Symmetry energy of hot nuclei in the relativistic Thomas-Fermi approximation

We develop a self-consistent description of hot nuclei within the relativistic Thomas-Fermi approximation using the relativistic mean-field model for nuclear interactions. The temperature dependence of the symmetry energy and other physical quantities of a nucleus are calculated by employing the subtraction procedure in order to isolate the nucleus from the surrounding nucleon gas. It is found that the symmetry energy coefficient of finite nuclei is significantly affected by the Coulomb polarization effect. We also examine the dependence of the results on nuclear interactions and make a comparison between the results obtained from relativistic and nonrelativistic Thomas-Fermi calculations.

Figure 1

Density distributions of neutrons (left panels) and protons (right panels) for ${}^{56}\mathrm{Fe}$ at $T=0$, 4, and 8 MeV obtained using the TM1 parametrization.

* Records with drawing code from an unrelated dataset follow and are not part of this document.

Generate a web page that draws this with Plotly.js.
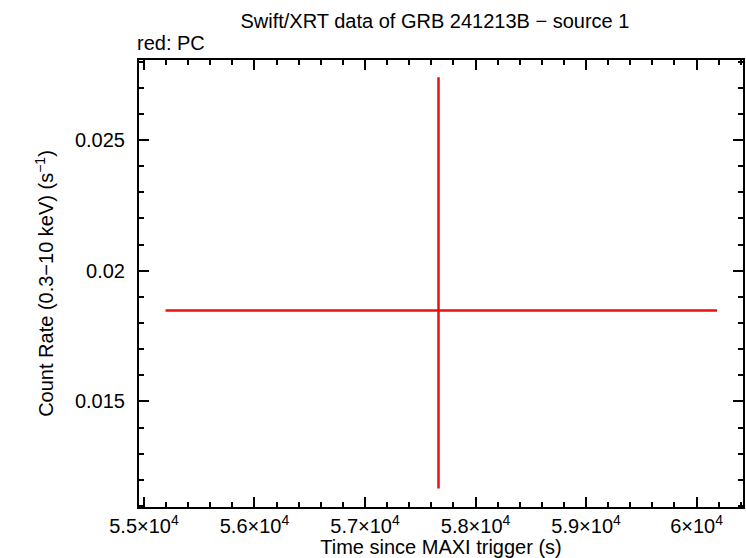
<!DOCTYPE html>
<html><head><meta charset="utf-8">
<script src="https://cdn.plot.ly/plotly-3.0.1.min.js"></script>
<style>body{margin:0;padding:0;background:#fff}#c{width:746px;height:558px}</style>
</head><body><div id="c"></div>
<script>
const timeX = [57665];
const timeErrMinus = [2470];
const timeErrPlus = [2520];
const rateY = [0.01848];
const rateErrPlus = [0.00892];
const rateErrMinus = [0.00681];
const xTickVals = [55000, 56000, 57000, 58000, 59000, 60000];
const xTickText = ['5.5×10<sup>4</sup>', '5.6×10<sup>4</sup>', '5.7×10<sup>4</sup>', '5.8×10<sup>4</sup>', '5.9×10<sup>4</sup>', '6×10<sup>4</sup>'];
const yTickVals = [0.015, 0.02, 0.025];
const yTickText = ['0.015', '0.02', '0.025'];

const fam = 'Liberation Sans, Arial, sans-serif';
const font = {family: fam, color: '#000', size: 20};

const trace = {
  x: timeX, y: rateY, type: 'scatter', mode: 'markers',
  marker: {size: 0.1, color: 'rgba(0,0,0,0)'},
  error_x: {type: 'data', symmetric: false, array: timeErrPlus, arrayminus: timeErrMinus, color: '#e8100e', thickness: 2.5, width: 0},
  error_y: {type: 'data', symmetric: false, array: rateErrPlus, arrayminus: rateErrMinus, color: '#e8100e', thickness: 2.5, width: 0},
  hoverinfo: 'skip'
};

const layout = {
  width: 746, height: 558,
  margin: {l: 139, r: 3, t: 60, b: 51, pad: 0},
  paper_bgcolor: '#fff', plot_bgcolor: '#fff',
  showlegend: false,
  font: font,
  title: {text: 'Swift/XRT data of GRB 241213B − source 1', font: {family: fam, size: 20, color: '#000'}, x: 0.583, xanchor: 'center', y: 0.963, yanchor: 'middle'},
  annotations: [{text: 'red: PC', xref: 'paper', yref: 'paper', x: 0, y: 1, xanchor: 'left', yanchor: 'bottom', yshift: 4, xshift: -4, showarrow: false, font: {family: fam, size: 20, color: '#000'}}],
  xaxis: {
    range: [54955, 60420], tickmode: 'array', tickvals: xTickVals, ticktext: xTickText,
    ticks: 'inside', ticklen: 10, tickwidth: 2, tickcolor: '#000',
    showline: true, linewidth: 2, linecolor: '#000', mirror: 'allticks',
    showgrid: false, zeroline: false,
    tickfont: {family: fam, size: 20, color: '#000'},
    minor: {dtick: 200, tick0: 55000, ticks: 'inside', ticklen: 5, tickwidth: 2, tickcolor: '#000', showgrid: false},
    title: {text: 'Time since MAXI trigger (s)', font: {family: fam, size: 20, color: '#000'}, standoff: 1}
  },
  yaxis: {
    range: [0.01096, 0.02806], tickmode: 'array', tickvals: yTickVals, ticktext: yTickText,
    ticks: 'inside', ticklen: 10, tickwidth: 2, tickcolor: '#000',
    showline: true, linewidth: 2, linecolor: '#000', mirror: 'allticks',
    showgrid: false, zeroline: false,
    tickfont: {family: fam, size: 20, color: '#000'},
    ticklabelstandoff: 8,
    minor: {dtick: 0.001, tick0: 0.01, ticks: 'inside', ticklen: 5, tickwidth: 2, tickcolor: '#000', showgrid: false},
    title: {text: 'Count Rate (0.3−10 keV) (s<sup>−1</sup>)', font: {family: fam, size: 20, color: '#000'}, standoff: 16}
  }
};

Plotly.newPlot('c', [trace], layout, {displayModeBar: false, staticPlot: true});
</script>
</body></html>
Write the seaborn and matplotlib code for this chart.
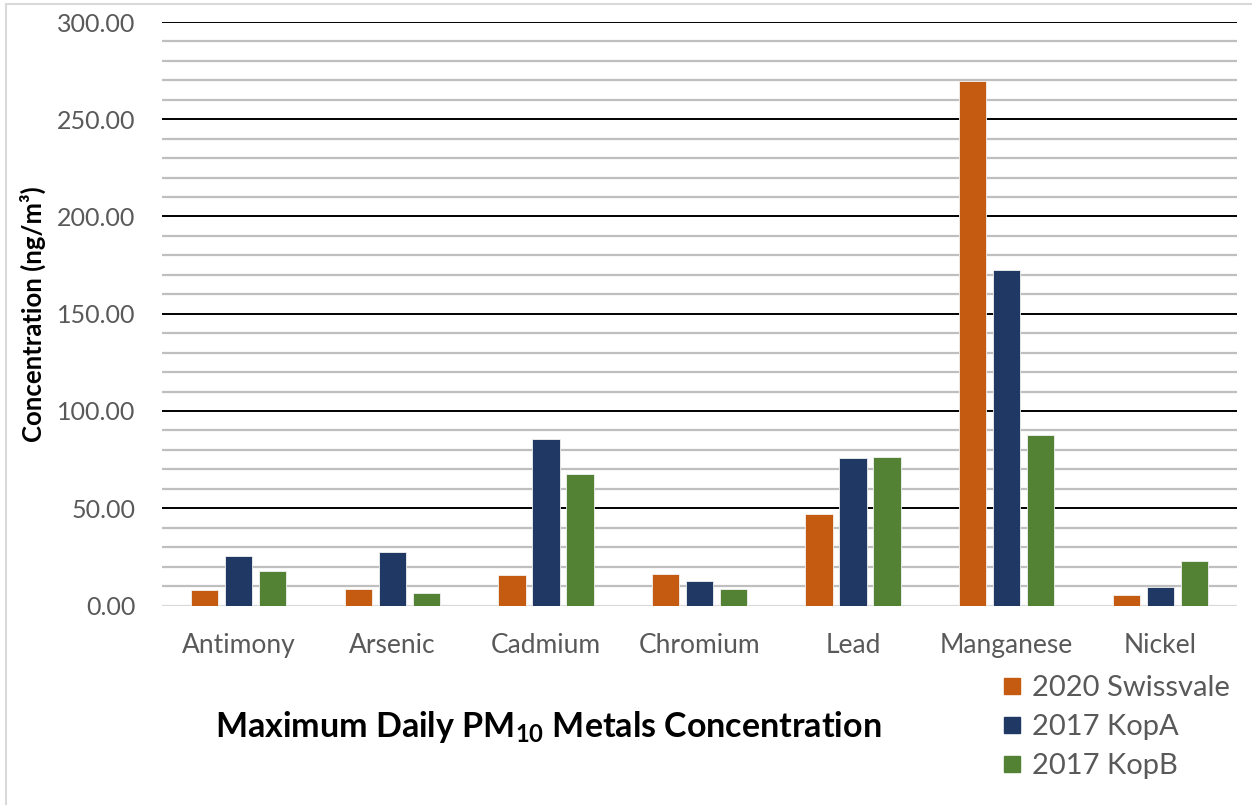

The results of the nuclear liquid-plus-gas phase ($NG$), nucleon gas phase ($G$), and subtracted nuclear liquid phase ($N$) are shown in the top, middle, and bottom panels, respectively.

Figure 2

Same as Fig. 1, but for ${}^{208}\mathrm{Pb}$.

Figure 3

The rms radii of neutrons and protons, $R_n$ and $R_p$, and the neutron-skin thickness, $\Delta r_{np}=R_n-R_p$, as a function of the temperature $T$ for ${}^{56}\mathrm{Fe}$ obtained using four different RMF parametrizations.

Figure 4

Same as Fig. 3, but for ${}^{208}\mathrm{Pb}$.

Figure 5

Temperature $T$ as a function of the excitation energy per particle, $E^{*}/A$ (caloric curve), for ${}^{56}\mathrm{Fe},{}^{112}\mathrm{Sn},{}^{150}\mathrm{Sm}$, and ${}^{208}\mathrm{Pb}$ obtained using four different RMF parametrizations.

Figure 6

Symmetry energy coefficient $a_{\mathrm{sym}}$ as a function of $Z_1$ for $A=56$ and $A=208$ at $T=0$, 4, and 8 MeV obtained using the TM1 parametrization. The nuclear pair used for calculating $a_{\mathrm{sym}}$ is chosen to be ($A,Z_1$) and ($A,Z_1-2$). The results extracted from uncharged nuclei (without Coulomb) are compared with those calculated from charged nuclei by subtracting the Coulomb energy (with Coulomb).

Figure 7

Same as Fig. 6, but for the FSU parametrization.

Figure 8

Temperature dependence of $a_{\mathrm{sym}}$ for ${}^{56}\mathrm{Fe},{}^{112}\mathrm{Sn},{}^{150}\mathrm{Sm}$, and ${}^{208}\mathrm{Pb}$ obtained using the TM1 parametrization. The results obtained from uncharged nuclei (without Coulomb) are compared with those calculated from charged nuclei by subtracting the Coulomb energy (with Coulomb).

Figure 9

Same as Fig. 8, but for the FSU parametrization.

Figure 10

Temperature dependence of $a_{\mathrm{sym}}$ calculated from uncharged nuclei for ${}^{56}\mathrm{Fe},{}^{112}\mathrm{Sn},{}^{150}\mathrm{Sm}$, and ${}^{208}\mathrm{Pb}$ with four different RMF parametrizations.